Une réponse durable aux cycles d’expansion-récession n’est pas suffisante. Il faut parvenir à une transformation structurelle du continent. Une solution proposée est la diversification des exportations permettant à l’Afrique de mieux s’intégrer dans l’économie mondiale. Cette proposition va également rehausser le commerce intra-africain qui reste faible, largement en raison des fortes concentrations de produits et du déficit d’infrastructures. Pour autant, il est encourageant d’observer qu’un nombre grandissant de gouvernements africains mettent l’accent sur une transformation structurelle dans leurs stratégies de développement national. Des efforts sont faits pour diversifier les sources de croissance ainsi que fermer le fossé infrastructurel. À ce titre, on peut citer les télécommunications, l’électricité, les transports et la logistique. Par ailleurs, il convient de dénicher l’énorme potentiel du continent en facilitant le commerce et en renforçant le processus d’intégration économique.

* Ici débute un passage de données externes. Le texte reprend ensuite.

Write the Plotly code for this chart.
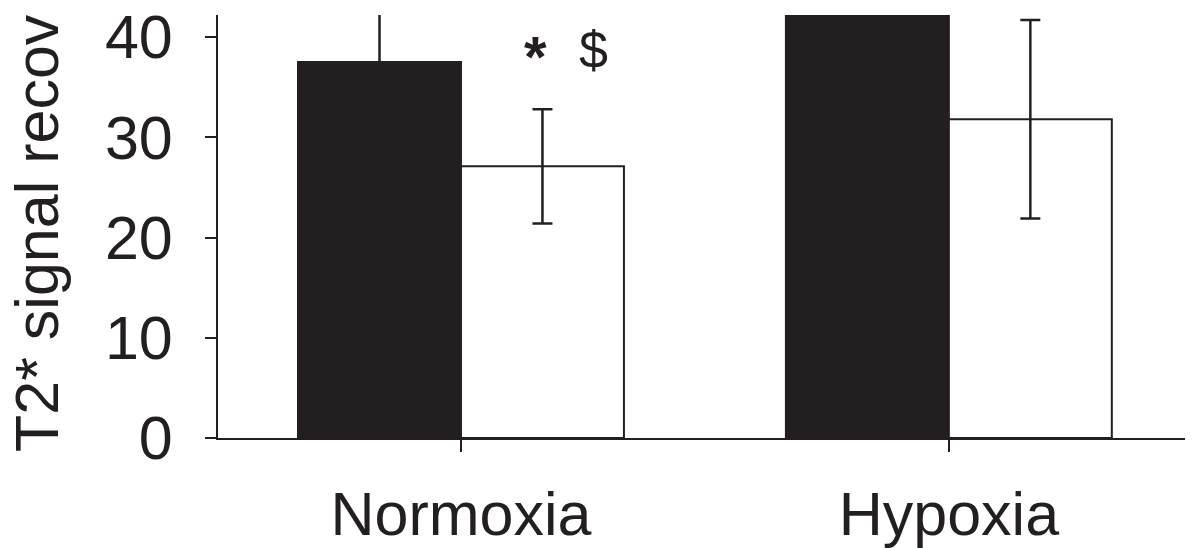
import plotly.graph_objects as go

groups = ["Normoxia", "Hypoxia"]
dark_vals = [37.5, 46.0]
dark_err = [9.0, 8.0]
light_vals = [27.1, 31.8]
light_err = [5.7, 9.9]
y_ticks = [0, 10, 20, 30, 40]

INK = "#231f20"
FONT = "Arial, Liberation Sans, sans-serif"

fig = go.Figure()

fig.add_trace(go.Bar(
    x=groups, y=dark_vals, name="dark",
    marker=dict(color=INK, line=dict(color=INK, width=2)),
    error_y=dict(type="data", array=dark_err, color=INK, thickness=2.5, width=10),
))
fig.add_trace(go.Bar(
    x=groups, y=light_vals, name="light",
    marker=dict(color="white", line=dict(color=INK, width=2)),
    error_y=dict(type="data", array=light_err, color=INK, thickness=2.5, width=10),
))

fig.update_layout(
    width=1193,
    height=548,
    margin=dict(l=218, r=8, t=15, b=110, pad=0, autoexpand=False),
    plot_bgcolor="white",
    paper_bgcolor="white",
    barmode="group",
    bargap=0.332,
    bargroupgap=0,
    showlegend=False,
    font=dict(family=FONT, color=INK, size=60),
)

fig.update_xaxes(
    range=[-0.498, 1.484],
    showline=True, linecolor=INK, linewidth=2,
    ticks="outside", ticklen=12, tickwidth=2, tickcolor=INK,
    tickfont=dict(size=61, color=INK),
    ticklabelstandoff=10,
    showgrid=False, zeroline=False, automargin=False,
)
fig.update_yaxes(
    range=[0, 42.2],
    tickmode="array", tickvals=y_ticks,
    showline=True, linecolor=INK, linewidth=2,
    ticks="outside", ticklen=11, tickwidth=2, tickcolor=INK,
    tickfont=dict(size=61, color=INK),
    ticklabelstandoff=20,
    showgrid=False, zeroline=False, automargin=False,
)

# y-axis title, as far as the cropped panel shows it
fig.add_annotation(
    text="T2* signal recov",
    xref="paper", yref="paper",
    x=(37 - 218) / 967, y=(438 - 454) / 423,
    xanchor="center", yanchor="bottom",
    textangle=-90, showarrow=False,
    font=dict(size=61, color=INK),
)

# significance marks
fig.add_annotation(
    text="<b>*</b>", xref="paper", yref="paper",
    x=(535 - 218) / 967, y=(438 - 56) / 423,
    xanchor="center", yanchor="middle", showarrow=False,
    font=dict(size=58, color=INK),
)
fig.add_annotation(
    text="$", xref="paper", yref="paper",
    x=(593 - 218) / 967, y=(438 - 50) / 423,
    xanchor="center", yanchor="middle", showarrow=False,
    font=dict(size=52, color=INK),
)

fig.write_html(
    "out.html",
    config={"displayModeBar": False},
    post_script="document.body.style.margin='0px';",
)
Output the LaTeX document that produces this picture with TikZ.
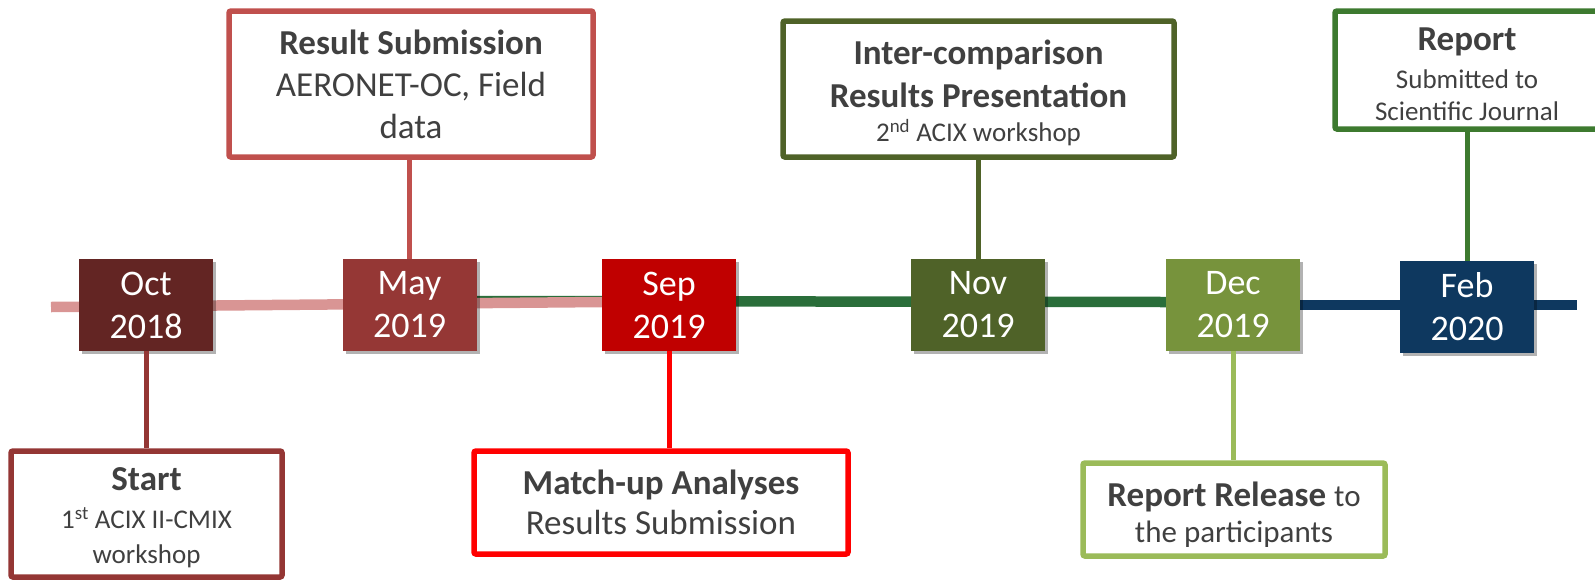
\documentclass[tikz,border=0pt]{standalone}
\usepackage{fontspec}
\setmainfont{Carlito}
\usetikzlibrary{shadows}
\pgfdeclarelayer{bg}
\pgfsetlayers{bg,main}

\definecolor{txt}{HTML}{404040}
\definecolor{octc}{HTML}{632523}
\definecolor{mayc}{HTML}{953735}
\definecolor{sepc}{HTML}{C00000}
\definecolor{novc}{HTML}{4F6228}
\definecolor{decc}{HTML}{77933C}
\definecolor{febc}{HTML}{0E385F}
\definecolor{pinkline}{HTML}{D99594}
\definecolor{greenline}{HTML}{2A6E3A}
\definecolor{startc}{HTML}{943634}
\definecolor{resc}{HTML}{C0504D}
\definecolor{matchc}{HTML}{FF0000}
\definecolor{interc}{HTML}{4F6228}
\definecolor{relc}{HTML}{9BBB59}
\definecolor{repc}{HTML}{3D7A2F}

% invisible strut that lowers a text block inside its box
\newcommand{\topstrut}[1]{\rule{0pt}{#1}}

\begin{document}
\begin{tikzpicture}[x=1pt,y=-1pt,
  datebox/.style={fill=#1, text=white, minimum width=134pt, minimum height=92pt,
    inner sep=0pt, align=center, font=\fontsize{36}{43}\selectfont,
    drop shadow={shadow xshift=3pt, shadow yshift=-3pt, opacity=.3, fill=black}},
  infobox/.style={draw=#1, line width=5.5pt, fill=white, text=txt, align=center,
    inner sep=0pt, rounded corners=2pt, font=\fontsize{35}{42}\selectfont},
  conn/.style={draw=#1, line width=5pt},
  track/.style={draw=#1, line width=10.5pt}]
\useasboundingbox (0,0) rectangle (1595,582);
\clip (0,0) rectangle (1595,582);

% month markers on the time line
\node[datebox=octc] (oct) at (146,305) {Oct\\2018};
\node[datebox=mayc] (may) at (409.5,305) {May\\2019};
\node[datebox=sepc] (sep) at (669,305) {Sep\\2019};
\node[datebox=novc] (nov) at (978,305) {Nov\\2019};
\node[datebox=decc] (dec) at (1233,305) {Dec\\2019};
\node[datebox=febc] (feb) at (1467,307) {Feb\\2020};

% the time line itself, drawn behind the markers
\coordinate (tlstart) at (51,307);
\coordinate (tlend) at (1577,305);
\begin{pgfonlayer}{bg}
  \draw[track=greenline] (may.east |- 0,301) -- (dec.west |- 0,302);
  \draw[track=pinkline] (tlstart) -- (sep.west |- 0,302);
  \draw[track=febc] (dec.east |- 0,305) -- (tlend);
\end{pgfonlayer}

% event boxes
\node[infobox=startc, minimum width=271pt, minimum height=126pt] (start) at (146.5,514)
  {\topstrut{30pt}\textbf{Start}\\[-4pt]
   {\fontsize{27}{32}\selectfont 1\textsuperscript{st} ACIX II-CMIX}\\[-7pt]
   {\fontsize{27}{32}\selectfont workshop}};
\node[infobox=resc, minimum width=364pt, minimum height=146pt] (ressub) at (411,84)
  {\textbf{Result Submission}\\AERONET-OC, Field\\data};
\node[infobox=matchc, minimum width=374pt, minimum height=103pt] (match) at (661,502.5)
  {\textbf{Match-up Analyses}\\[-2pt]Results Submission};
\node[infobox=interc, minimum width=391pt, minimum height=136pt] (inter) at (978.5,89)
  {\topstrut{32pt}\textbf{Inter-comparison}\\[1pt]\textbf{Results Presentation}\\[-8pt]
   {\fontsize{27}{32}\selectfont 2\textsuperscript{nd} ACIX workshop}};
\node[infobox=relc, minimum width=302pt, minimum height=93pt] (release) at (1234,509.5)
  {\topstrut{34pt}\textbf{Report Release} {\fontsize{31}{37}\selectfont to}\\[-6pt]
   {\fontsize{31}{37}\selectfont the participants}};
\node[infobox=repc, minimum width=264pt, minimum height=118pt] (report) at (1467,70)
  {\topstrut{31pt}\textbf{Report}\\[-4pt]
   {\fontsize{27}{32}\selectfont Submitted to}\\[-10pt]
   {\fontsize{27}{32}\selectfont Scientific Journal}};

% connectors from the markers to their boxes
\draw[conn=startc] (oct.south) -- (oct.south |- start.north);
\draw[conn=resc] (may.north) -- (may.north |- ressub.south);
\draw[conn=matchc] (sep.south) -- (sep.south |- match.north);
\draw[conn=interc] (nov.north) -- (nov.north |- inter.south);
\draw[conn=relc] (dec.south) -- (dec.south |- release.north);
\draw[conn=repc] (feb.north) -- (feb.north |- report.south);
\end{tikzpicture}
\end{document}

Pour le commerce africain, la question majeure est la concentration du commerce par secteur/produit et par zone géographique. Au niveau des secteurs/produits, le commerce africain est très concentré sur les produits primaires qui, pour certains États représentent plus de 90% des recettes d’exportations et du budget du gouvernement. À l’échelle géographique, le commerce africain, concentré sur un petit nombre de partenaires commerciaux venant largement des États-Unis et de l’Europe, a subi une diversification géographique. Ce phénomène peut s’expliquer par l’impressionnant et durable moteur de croissance et de commerce qui caractérise les économies des pays asiatiques en développement. C’est notamment le cas de la Chine qui est devenue la clé de la croissance économique mondiale et le principal partenaire commercial de l’Afrique. Cela étant, dans un contexte de déplacement, les flux d’investissement n’ont pas forcément été accompagnés par une transformation structurelle. En effet, la concentration des échanges par produit ou secteur reste la principale cause de leur vulnérabilité aux chocs extérieurs. Plus récemment, cela a été illustré par les effets négatifs du ralentissement de l’économie chinoise sur la croissance africaine, principalement à travers le commerce et la demande mondiale.